As a child, Striker learned from the nuns that in order to be saved, you have to see Christ’s face in everyone you meet. Already she can feel the shillelagh smashing through her skull. But don’t they also have to see Him in me, she thinks.
“Hullo there.” The old girl reappears, gripping a shattered bottle by its neck. “Care for some wine?”
Striker backs away but the Dame pops up behind her.
“You know what your problem is?” The old woman leans over her shoulder and caresses Striker’s cheek with an icy finger. “Everything about you is wrong.” She disappears again, a chimera in the wind. Where the Dame touched her, the skin on Striker’s face is blackened with frostbite.
Striker feels herself being herded toward the edge of the crater. More than once the walking stick comes smashing into the side of her head only to vanish at the last second, her skull kissed by a blast of icy wind. A weariness settles over her. There is nothing else to do. She sinks to her knees. She doesn’t know what is wanted of her and is tired of guessing. Hands up. Hands behind your back. Lie down. Up against the car. What’s your name? Shut up.
The Dame strolls victoriously out of the fog. “You shouldn’t have come here,” she says in her patchwork of many voices. “You don’t belong.” With both hands she raises the shillelagh one last time high overhead. “You should have tried harder to get along,” the chorus that is the Dame sings. “You shouldn’t have been you.”

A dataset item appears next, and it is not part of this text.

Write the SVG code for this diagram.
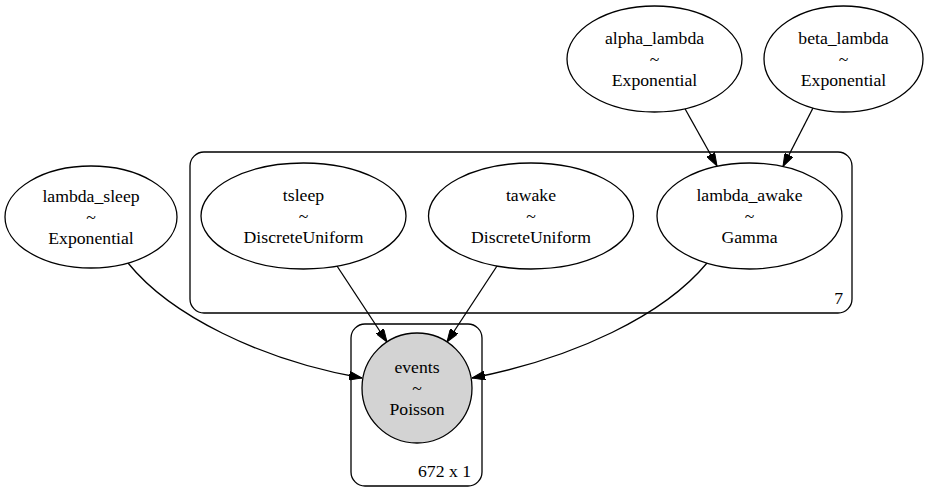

Suddenly the winds shift. The island fills with the sound of rending. Bone from bone, rock from rock. The clamor crescendos until it’s unbearable, an event pregnant with seismic force. All Striker can think is the island is finally sinking into the sea. There are no winners. That’s what early twentieth century explorers discovered the hard way. Dominion over the earth begins with dominion over each other, but ultimately it’s a false power. It leaves you with nothing on which to build your church.
The Dame and her many faces look confused. Striker closes her eyes and listens, quietly raising both hands in the air.
There. Under the clang of total destruction. A single note. Clear and bright.
Something falls out of the sky, the object massive as a bank vault. It lands squarely on la Grande Dame’s head, sending the person once known as Jane Foley to the ground.
Not a drop of blood is spilled. Only water gushes out of the body as though it has sprung a leak. Two yellow teeth and a tattered scrap of leather lie in a sour-smelling puddle. Quickly the earth soaks up the fluids.